It is called the *Sailor 1911 Mozaique Silver 11-3011-220* (Fine, 14K Gold Nib).


----------



## scuttle

Benjamin Chin said:


> EDIT : Brand name "Nakata" above, should read "*Nakaya*".


Oh - thanks! That probably accounts for most of the "other" votes..


----------



## jobi

Benjamin Chin said:


> "IF" you are allowed just 1 Japanese FP...., would it be a Namiki, Platinum, or a Sailor ? :think:
> 
> (I listed them in alphabetical order; not in the order of my own preference.)
> 
> Thanks folks !!
> 
> EDIT : Brand name "Nakata" above, should read "*Nakaya*".


I'm the proud owner of a Namiki Falcon, use it almost everyday...


----------



## Benjamin Chin

jobi said:


> I'm the proud owner of a Namiki Falcon, use it almost everyday...


jobi, you have an interesting pen. Namiki Falcon is firstly lighter than the Pilot Falcon and secondly the "soft" nib was designed by Pilot engineers with input from the association of pen shop owners in Japan. |>

Would you care to share with all of us about your experience with the "soft" nib and how it contrasts with traditional hard nibs ?

Many thanks in advance.


----------



## jobi

Benjamin Chin said:


> jobi, you have an interesting pen. Namiki Falcon is firstly lighter than the Pilot Falcon and secondly the "soft" nib was designed by Pilot engineers with input from the association of pen shop owners in Japan. |>
> 
> Would you care to share with all of us about your experience with the "soft" nib and how it contrasts with traditional hard nibs ?
> 
> Many thanks in advance.


 I'd rather give you an example... (fresh, just one hour old)
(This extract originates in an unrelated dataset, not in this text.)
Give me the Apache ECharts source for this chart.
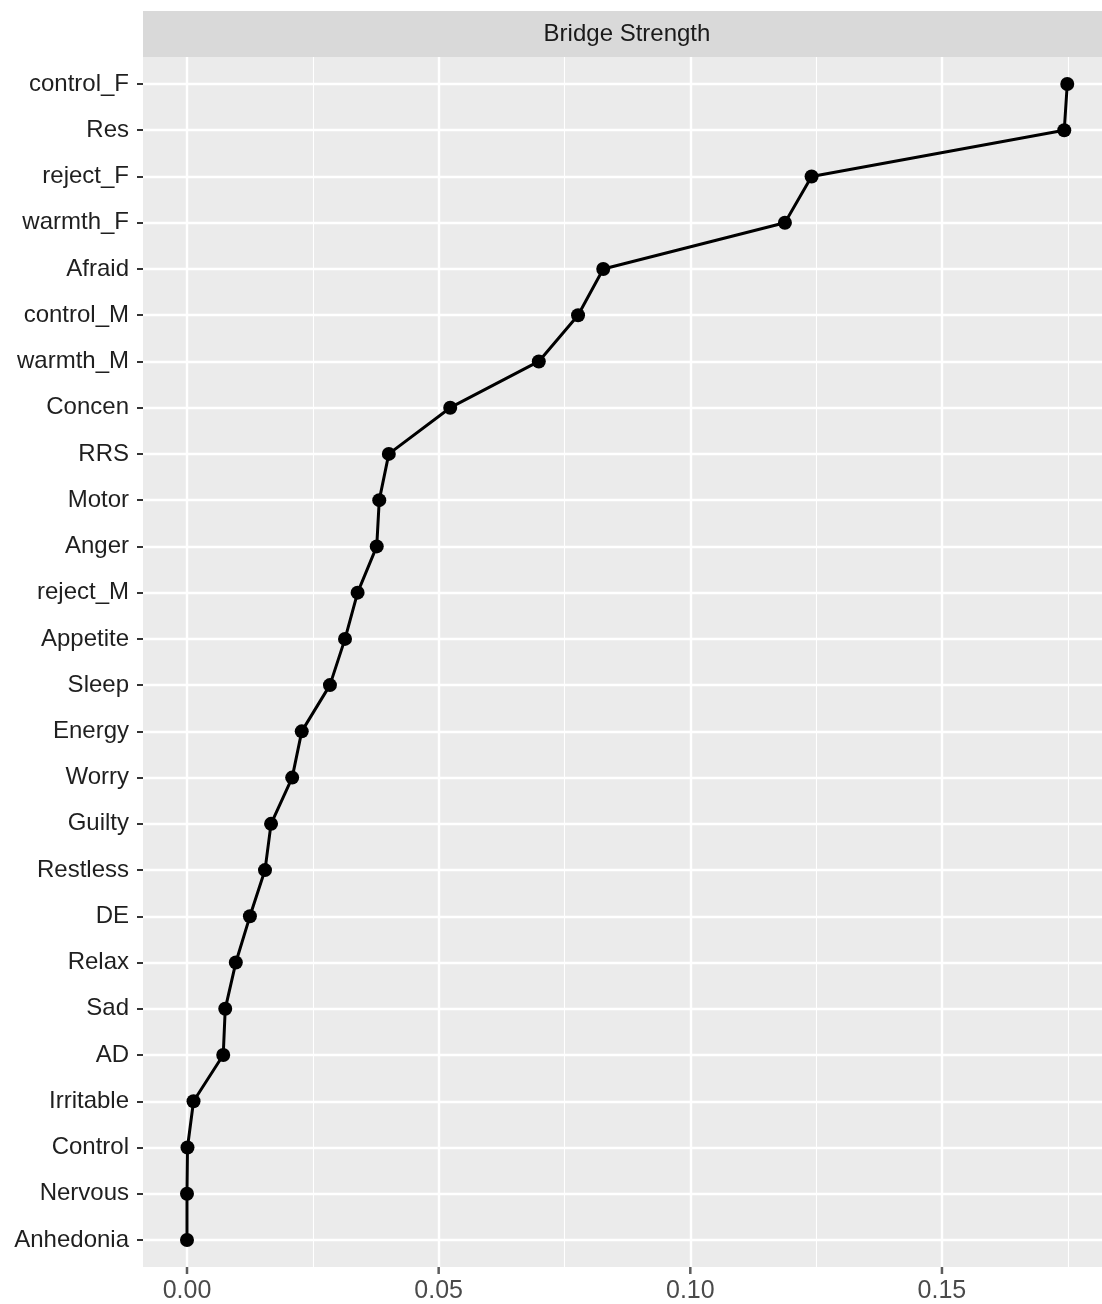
<!DOCTYPE html>
<html>
<head>
<meta charset="utf-8">
<script src="https://cdn.jsdelivr.net/npm/echarts@6/dist/echarts.min.js"></script>
<style>
html,body{margin:0;padding:0;background:#fff;}
#chart{width:1102px;height:1304px;}
</style>
</head>
<body>
<div id="chart"></div>
<script>
const categories = ["control_F","Res","reject_F","warmth_F","Afraid","control_M","warmth_M","Concen","RRS","Motor","Anger","reject_M","Appetite","Sleep","Energy","Worry","Guilty","Restless","DE","Relax","Sad","AD","Irritable","Control","Nervous","Anhedonia"];
const bridgeStrength = [0.1749,0.1743,0.1241,0.1188,0.0827,0.0777,0.0699,0.0523,0.0401,0.0382,0.0377,0.0339,0.0314,0.0284,0.0228,0.0209,0.0167,0.0155,0.0125,0.0097,0.0076,0.0072,0.0013,0.0001,0.0,0.0];
const xTickLabels = ["0.00", "0.05", "0.10", "0.15"];
const xTickValues = [0, 0.05, 0.10, 0.15];
const xTickStep = 0.05;
const stripTitle = "Bridge Strength";

const XMIN = -0.00874, XMAX = 0.1818;
const PX_PER_UNIT = 5033;             // panel scale: 0.05 = ~251.7 px
const X0 = 187;                        // pixel of x = 0
const FONT = "'Liberation Sans', Arial, Helvetica, sans-serif";
const lastTickRight = 1102 - (X0 + (xTickLabels.length - 1) * xTickStep * PX_PER_UNIT);

const chart = echarts.init(document.getElementById('chart'), null, {renderer: 'canvas'});
chart.setOption({
  animation: false,
  backgroundColor: '#ffffff',
  graphic: [
    {type: 'rect', left: 143, top: 11, shape: {width: 959, height: 46}, style: {fill: '#D9D9D9'}, z: 0},
    {type: 'text', x: 627, y: 34, style: {text: stripTitle, fill: '#1a1a1a', font: '24px ' + FONT, textAlign: 'center', textVerticalAlign: 'middle'}, z: 1}
  ],
  grid: [
    {left: 143, right: 0, top: 57, bottom: 37, show: true, backgroundColor: '#EBEBEB', borderWidth: 0, containLabel: false},
    {left: 143, right: 0, top: 84, bottom: 64, show: false, containLabel: false},
    {left: X0, right: 0, top: 57, bottom: 37, show: false, containLabel: false},
    {left: X0, right: lastTickRight, top: 57, bottom: 37, show: false, containLabel: false},
    {left: X0, right: 0, top: 1267, bottom: 30, show: false, containLabel: false}
  ],
  xAxis: [
    {type: 'value', gridIndex: 0, min: XMIN, max: XMAX, show: false},
    {type: 'value', gridIndex: 1, min: XMIN, max: XMAX, show: false},
    {
      type: 'value', gridIndex: 2, min: 0, max: XMAX, interval: xTickStep,
      axisLine: {show: false, onZero: false}, axisTick: {show: false}, axisLabel: {show: false},
      splitLine: {show: true, showMaxLine: false, lineStyle: {color: '#ffffff', width: 2.4}}
    },
    {
      type: 'value', gridIndex: 2, min: 0, max: XMAX, interval: xTickStep / 2,
      axisLine: {show: false, onZero: false}, axisTick: {show: false}, axisLabel: {show: false},
      splitLine: {show: true, showMinLine: false, showMaxLine: false, lineStyle: {color: '#ffffff', width: 1.1}}
    },
    {
      type: 'category', gridIndex: 3, data: xTickLabels, boundaryGap: false, position: 'bottom',
      axisLine: {show: false, onZero: false},
      axisTick: {show: false},
      axisLabel: {show: true, interval: 0, fontSize: 25, color: '#4a4a4a', fontFamily: FONT, margin: 13},
      splitLine: {show: false}
    },
    {type: 'value', gridIndex: 4, min: 0, max: XMAX, show: false}
  ],
  yAxis: [
    {type: 'value', gridIndex: 0, min: 0, max: 1, show: false},
    {
      type: 'category', gridIndex: 1, data: categories, inverse: true, boundaryGap: false,
      position: 'left',
      axisLine: {show: false, onZero: false},
      axisTick: {show: true, length: 6, lineStyle: {color: '#333', width: 2}},
      axisLabel: {fontSize: 24, color: '#1f1f1f', fontFamily: FONT, margin: 14},
      splitLine: {show: true, lineStyle: {color: '#ffffff', width: 2.4}}
    },
    {type: 'value', gridIndex: 2, min: 0, max: 1, show: false},
    {type: 'value', gridIndex: 3, min: 0, max: 1, show: false},
    {type: 'value', gridIndex: 4, min: 0, max: 1, show: false}
  ],
  series: [
    {
      type: 'line', xAxisIndex: 1, yAxisIndex: 1,
      data: categories.map((c, i) => [bridgeStrength[i], c]),
      symbol: 'circle', symbolSize: 14, showAllSymbol: true,
      lineStyle: {color: '#000', width: 3},
      itemStyle: {color: '#000'},
      z: 5
    },
    {
      name: 'x ticks', type: 'scatter', xAxisIndex: 5, yAxisIndex: 4,
      data: xTickValues.map(v => [v, 0.5]),
      symbol: 'rect', symbolSize: [2.5, 7], silent: true,
      itemStyle: {color: '#333'}
    }
  ]
});
</script>
</body>
</html>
(That's a support drawing for a spanish cartoonist who has been sued for satires against a celebrity) Only the inking is done with the Falcon. Balloon, special effects & lettering is done with other instruments. The Falcon allows me to play. That is, play with the line, the pressure and gives me a freshness feeling that I can't get with anything but a brush pen. A normal hard nib gives me a constant line, which is good for certain styles in cartooning but not for what I seek. BTW, my falcon needs a soft grinding, it falled to the floor last week and has a scratchy feeling... I'll do it asap. 
Regards


----------



## Benjamin Chin

An illustration is most apt. Thanks alot for the effort. :-!


----------



## jobi

I have found that the pen reacts from the very subtle pressure to the medium hard stress. My favourite effects are on the subtle side, still experimenting since we are just together since last January (birthday gift).


----------



## Benjamin Chin

Hah... you are so lucky to receive such an interesting pen as a B-day gift.


----------



## AlbertoM

Ah...choices....I have two or three vanishing points, old style, and a Namiki Falcon -- but it it had to be only one, it would have to be my Namiki Sterling Crane. Fine point, naturally.


----------



## Bisquitlips

jaytaylor said:


> Nakaya for me


Same for me. Sweet, sweet FP's and their workmanship is superb!


----------



## Bisquitlips

Speaking of Nakaya, one of these is on my short list in a OM nib.


----------



## gillyohan

If I were to buy a Japanese pen in the future, it would be a Nakaya or Danitrio ebonite urushi. Only for desk use. Had a different pilots and sailor pens but decided to stick with Pelikan for my daily workhorses, so sold them. I am not own to two pens (pelikans) that I take everywhere with me. At this point, buying a third pen, especially something like a nakaya or danitrio urushi, would require a VERY special occasion.


----------



## turban1

jaytaylor said:


> Nakaya for me


 me too, please!


----------



## LUW

My next FP will probably be a Nakaya (or _maybe_ a Pelikan).


----------



## D N Ravenna

Two Falcons (Medium & Fine) and one VP.


----------



## Benjamin Chin

*Just can't be helped to think about how time passes so swiftly. *

*This thread is now 1 yr old. Many thanks for all your participations; past, present, and future.*

*Looking forward, wishing all members a Merry Christmas and prosperous New Year ahead !!*


----------



## Rio

Been really enjoying this post


----------



## ChainWhip

My old style Namiki Vanishing Point Stealth or my Pilot MYU


----------